Ils n’ont rien inventé, c’est une méthode classique de l’Antiquité et des pays coloniaux: utiliser des esclaves et des travailleurs étrangers dénués de droits. La pénurie de main-d’œuvre s’accroissant au fil de la guerre, elles y eurent de plus en plus recours. Les SS facturaient aux entreprises 4 Reichsmarks (RM) par jour pour un ouvrier et 6 RM pour un ouvrier qualifié.
*** « De l’Université aux camps de concentration : témoignages strasbourgeois » Edition originale 1947 – La 4ème édition date de 1996. (Le bouleversant témoignage de Charles Sadron est contenu dans les pages 177 à 231 : « A l’usine de Dora »)
Il convient de préciser que sur les 26 500 victimes de Mittelbau-Dora, dont plus de 1 700 ont été tuées lors du bombardement de Nordhausen par les alliés les 3 et 4 avril 1945, et 11 000 ont succombé lors de l’évacuation du camp les jours suivants.
La très grande majorité a trouvé la mort pendant la phase d’agrandissement et d’aménagement de l’usine souterraine, qui passe en deux mois d’une superficie de 97 400 à plus de 112 000 m², et non pendant l’assemblage des missiles.
Or l’équipe de Peenemünde était responsable de l’assemblage et non pas de la construction et du choix du site.

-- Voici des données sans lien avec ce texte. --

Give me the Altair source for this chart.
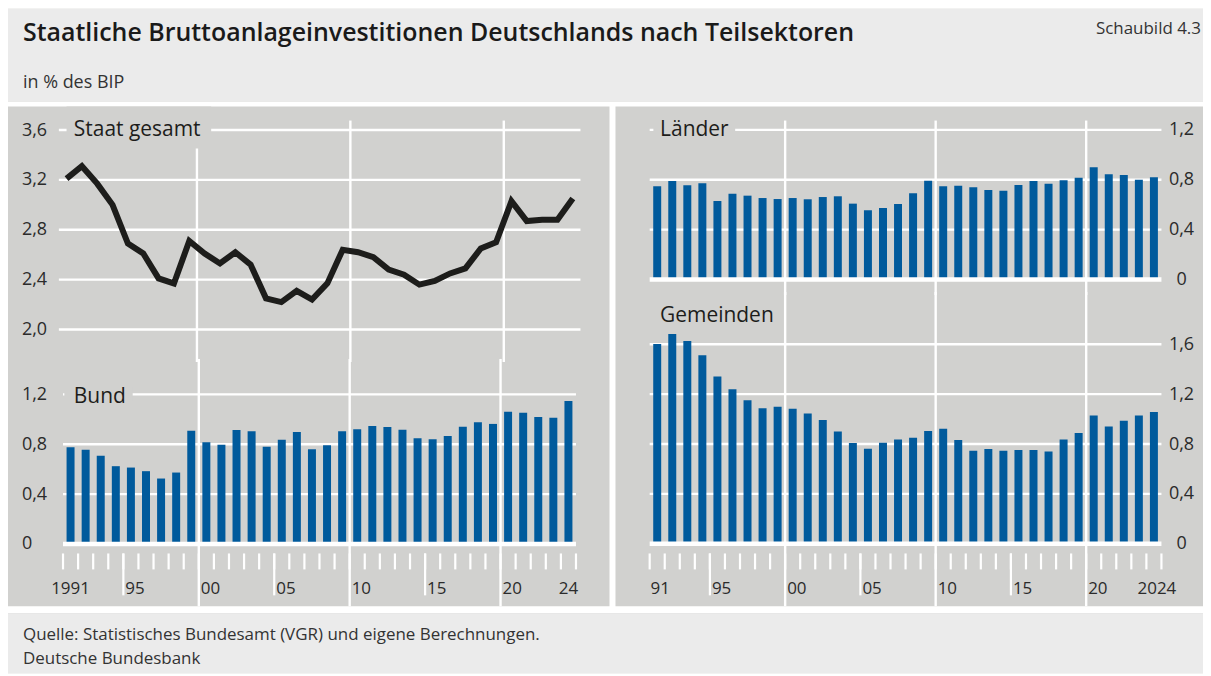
import altair as alt
import pandas as pd

# ---------------- data ----------------
years = list(range(1991, 2025))
staat = [3.21, 3.31, 3.17, 3.00, 2.69, 2.61, 2.41, 2.37, 2.71, 2.61,
         2.53, 2.62, 2.52, 2.25, 2.22, 2.31, 2.24, 2.37, 2.64, 2.62,
         2.58, 2.48, 2.44, 2.36, 2.39, 2.45, 2.49, 2.65, 2.70, 3.03,
         2.87, 2.88, 2.88, 3.05]
bund = [0.776, 0.755, 0.707, 0.624, 0.613, 0.584, 0.525, 0.573, 0.909, 0.816,
        0.795, 0.915, 0.904, 0.779, 0.837, 0.899, 0.760, 0.792, 0.904, 0.920,
        0.947, 0.939, 0.917, 0.848, 0.840, 0.867, 0.941, 0.976, 0.963, 1.061,
        1.053, 1.019, 1.013, 1.147]
laender = [0.747, 0.789, 0.755, 0.771, 0.629, 0.688, 0.672, 0.653, 0.645, 0.653,
           0.643, 0.661, 0.667, 0.608, 0.555, 0.573, 0.605, 0.691, 0.792, 0.747,
           0.752, 0.739, 0.717, 0.712, 0.757, 0.789, 0.768, 0.795, 0.816, 0.899,
           0.843, 0.837, 0.800, 0.819]
gemeinden = [1.603, 1.683, 1.627, 1.512, 1.341, 1.240, 1.152, 1.088, 1.099, 1.083,
             1.045, 0.992, 0.901, 0.808, 0.763, 0.811, 0.837, 0.851, 0.904, 0.923,
             0.832, 0.747, 0.760, 0.747, 0.752, 0.752, 0.741, 0.837, 0.888, 1.029,
             0.941, 0.987, 1.029, 1.056]

ticks_staat = [2.0, 2.4, 2.8, 3.2, 3.6]
ticks_bund = [0.0, 0.4, 0.8, 1.2]
ticks_laender = [0.0, 0.4, 0.8, 1.2]
ticks_gemeinden = [0.0, 0.4, 0.8, 1.2, 1.6]

decade_lines = [1999.5, 2009.5, 2019.5]
long_ticks = [1994.5, 2004.5, 2014.5]
boundaries = [y - 0.5 for y in years] + [years[-1] + 0.5]

end_labels_left = ["1991", "24"]
end_labels_right = ["91", "2024"]
end_label_years = [1991, 2024]
mid_labels = ["95", "00", "05", "10", "15", "20"]
mid_label_pos = [1994.5, 1999.5, 2004.5, 2009.5, 2014.5, 2019.5]

title_text = "Staatliche Bruttoanlageinvestitionen Deutschlands nach Teilsektoren"
number_text = "Schaubild 4.3"
unit_text = "in % des BIP"
source_text = "Quelle: Statistisches Bundesamt (VGR) und eigene Berechnungen."
org_text = "Deutsche Bundesbank"

df = pd.DataFrame({"year": years, "staat": staat, "bund": bund,
                   "laender": laender, "gemeinden": gemeinden})

# ---------------- style / layout ----------------
FONT = "Open Sans"
BLUE = "#005a9c"
PANEL = "#d1d1cf"
HEAD = "#ebebeb"
WHITE = "#ffffff"
INK = "#1d1d1b"
LABEL = "#2b2b2b"

X_START, X_END = years[0] - 0.5, years[-1] + 0.5
PPU = 125.0  # pixels per unit of % of GDP


def xdomain(v0, v1, px_first, ppy):
    return [X_START - (px_first - v0) / ppy, X_START + (v1 - px_first) / ppy]


def ydomain(v0, v1, px_ref, val_ref):
    return [val_ref - (v1 - px_ref) / PPU, val_ref + (px_ref - v0) / PPU]


LW, RW = 603, 589
xsL = alt.Scale(domain=xdomain(8, 611, 59.0, 15.38), nice=False, zero=False)
xsR = alt.Scale(domain=xdomain(617, 1206, 646.8, 15.35), nice=False, zero=False)

fmt = "datum.value == 0 ? '0' : replace(format(datum.value, '.1f'), '.', ',')"


def yaxis(vals, orient, offset, align):
    return alt.Axis(orient=orient, values=vals, labelExpr=fmt, offset=offset,
                    labelAlign=align, labelPadding=0, ticks=False, tickSize=0,
                    domain=False, grid=False, title=None, labelFont=FONT,
                    labelFontSize=18, labelColor=LABEL, labelFlush=False,
                    labelOverlap=False, minExtent=0, maxExtent=0)


def hgrid(vals, xs, ys, yax, sw=2.4):
    d = pd.DataFrame({"v": vals, "a": X_START, "b": X_END})
    return alt.Chart(d).mark_rule(color=WHITE, strokeWidth=sw).encode(
        x=alt.X("a:Q", scale=xs, axis=None), x2="b:Q",
        y=alt.Y("v:Q", scale=ys, axis=yax))


def vgrid(xs, top, bottom):
    d = pd.DataFrame({"g": decade_lines})
    return alt.Chart(d).mark_rule(color=WHITE, strokeWidth=2.4).encode(
        x=alt.X("g:Q", scale=xs, axis=None), y=alt.value(top), y2=alt.value(bottom))


def mask(x0, x1, y0, y1):
    d = pd.DataFrame({"m": [0]})
    return alt.Chart(d).mark_rect(color=PANEL).encode(
        x=alt.value(x0), x2=alt.value(x1), y=alt.value(y0), y2=alt.value(y1))


def label(text, x, y, size=21, align="left", color=INK, weight="normal"):
    d = pd.DataFrame({"t": [text]})
    return alt.Chart(d).mark_text(align=align, baseline="alphabetic", font=FONT,
                                  fontSize=size, color=color, fontWeight=weight).encode(
        text="t:N", x=alt.value(x), y=alt.value(y))


def bars(col, xs, ys, yax):
    return alt.Chart(df).mark_bar(color=BLUE, width=8).encode(
        x=alt.X("year:Q", scale=xs, axis=None),
        y=alt.Y(f"{col}:Q", scale=ys, axis=yax), y2=alt.datum(0))


def xticks(xs, t0, t1, t2):
    short = alt.Chart(pd.DataFrame({"b": boundaries})).mark_rule(
        color=WHITE, strokeWidth=2.2).encode(
        x=alt.X("b:Q", scale=xs, axis=None), y=alt.value(t0), y2=alt.value(t1))
    long = alt.Chart(pd.DataFrame({"b": long_ticks})).mark_rule(
        color=WHITE, strokeWidth=2.2).encode(
        x=alt.X("b:Q", scale=xs, axis=None), y=alt.value(t0), y2=alt.value(t2))
    return [short, long]


def xlabels(xs, end_labels, yb, end_dx=0):
    ends = alt.Chart(pd.DataFrame({"p": end_label_years, "l": end_labels})).mark_text(
        align="center", baseline="alphabetic", font=FONT, fontSize=17, color=LABEL,
        dx=end_dx).encode(x=alt.X("p:Q", scale=xs, axis=None), y=alt.value(yb), text="l:N")
    mids = alt.Chart(pd.DataFrame({"p": mid_label_pos, "l": mid_labels})).mark_text(
        align="left", baseline="alphabetic", font=FONT, fontSize=17, color=LABEL,
        dx=2).encode(x=alt.X("p:Q", scale=xs, axis=None), y=alt.value(yb), text="l:N")
    return [ends, mids]


# ---------------- left panel ----------------
H_LT, H_LB = 256, 245
ysLT = alt.Scale(domain=ydomain(106, 362, 129.5, 3.6), nice=False, zero=False)
axLT = yaxis(ticks_staat, "left", -13.5, "left")
line = alt.Chart(df).mark_line(color=INK, strokeWidth=6, strokeJoin="miter",
                               strokeCap="butt").encode(
    x=alt.X("year:Q", scale=xsL, axis=None),
    y=alt.Y("staat:Q", scale=ysLT, axis=axLT))
left_top = alt.layer(
    hgrid(ticks_staat, xsL, ysLT, axLT),
    vgrid(xsL, 14, H_LT + 3),
    mask(58.7, 203.7, 0, 42),
    label("Staat gesamt", 66, 29.5),
    line,
).properties(width=LW, height=H_LT)

ysLB = alt.Scale(domain=ydomain(362, 607, 544.5, 0.0), nice=False, zero=False)
axLB = yaxis(ticks_bund, "left", -13.5, "left")
left_bottom = alt.layer(
    hgrid(ticks_bund[1:], xsL, ysLB, axLB),
    vgrid(xsL, -3, H_LB),
    bars("bund", xsL, ysLB, axLB),
    hgrid([0.0], xsL, ysLB, axLB, sw=4.6),
    *xticks(xsL, 192, 208, 234),
    mask(56.5, 125, 25, 40),
    label("Bund", 66, 40.7),
    *xlabels(xsL, end_labels_left, 233),
).properties(width=LW, height=H_LB)

left = alt.vconcat(left_top, left_bottom, spacing=0, bounds="flush")

# ---------------- right panel ----------------
H_RT, H_RB = 189, 312
ysRT = alt.Scale(domain=ydomain(106, 295, 279.3, 0.0), nice=False, zero=False)
axRT = yaxis(ticks_laender, "right", -22, "center")
right_top = alt.layer(
    hgrid(ticks_laender[1:], xsR, ysRT, axRT),
    vgrid(xsR, 14, H_RT + 3),
    mask(38, 120, 15, 32),
    bars("laender", xsR, ysRT, axRT),
    hgrid([0.0], xsR, ysRT, axRT, sw=4.6),
    label("Länder", 44.7, 29.5),
).properties(width=RW, height=H_RT)

ysRB = alt.Scale(domain=ydomain(295, 607, 544.3, 0.0), nice=False, zero=False)
axRB = yaxis(ticks_gemeinden, "right", -22, "center")
right_bottom = alt.layer(
    hgrid(ticks_gemeinden[1:], xsR, ysRB, axRB),
    vgrid(xsR, -3, H_RB),
    bars("gemeinden", xsR, ysRB, axRB),
    hgrid([0.0], xsR, ysRB, axRB, sw=4.6),
    *xticks(xsR, 259, 275, 301),
    label("Gemeinden", 44.7, 27),
    *xlabels(xsR, end_labels_right, 300, end_dx=3),
).properties(width=RW, height=H_RB)

right = alt.vconcat(right_top, right_bottom, spacing=0, bounds="flush")

# ---------------- header / footer ----------------
FW = 1198


def backdrop(w, h):
    d = pd.DataFrame({"m": [0]})
    return alt.Chart(d).mark_rect(color=HEAD).encode(
        x=alt.value(0), x2=alt.value(w), y=alt.value(0), y2=alt.value(h))


header = alt.layer(
    backdrop(FW, 93),
    label(title_text, 15, 32, size=25, weight=600, color="#1a1a1a"),
    label(number_text, 1196, 25, size=17, align="right", color="#333333"),
    label(unit_text, 15, 79.5, size=18, color="#333333"),
).properties(width=FW, height=93)

footer = alt.layer(
    backdrop(FW, 60),
    label(source_text, 15, 27, size=17, color="#333333"),
    label(org_text, 15, 51, size=17, color="#333333"),
).properties(width=FW, height=60)

chart = alt.vconcat(
    header, alt.hconcat(left, right, spacing=6), footer, spacing=5
).properties(padding=0).configure(background=WHITE, font=FONT).configure_view(
    fill=PANEL, stroke=None)

chart.save("out.html", embed_options={"renderer": "svg", "actions": False})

Il est bien évident que s’il avait pu choisir, Wernher von Braun aurait préféré que la A4 soit assemblée par des techniciens « civils » germanophones, qualifiés et fiables (…)
Plus de 200 prisonniers, accusés de sabotage, ce qui comprenait le fait de mentir sur ses qualifications, furent pendus en public. Le degré de qualification ayant un lien très étroit avec le traitement subi. Bien évidemment, plus un travailleur était qualifié plus il avait de privilèges.
Lorsqu’à l’automne 1944 les SS ont vent d’un complot visant à faire sauter le tunnel où sont assemblés les V2, ils torturent des centaines de prisonniers et exécutent plus de 150 soviétiques ainsi que des « Kapos » allemands, dont trois superviseurs communistes. Un prisonnier russe a été pendu pour avoir uriné sur un V2.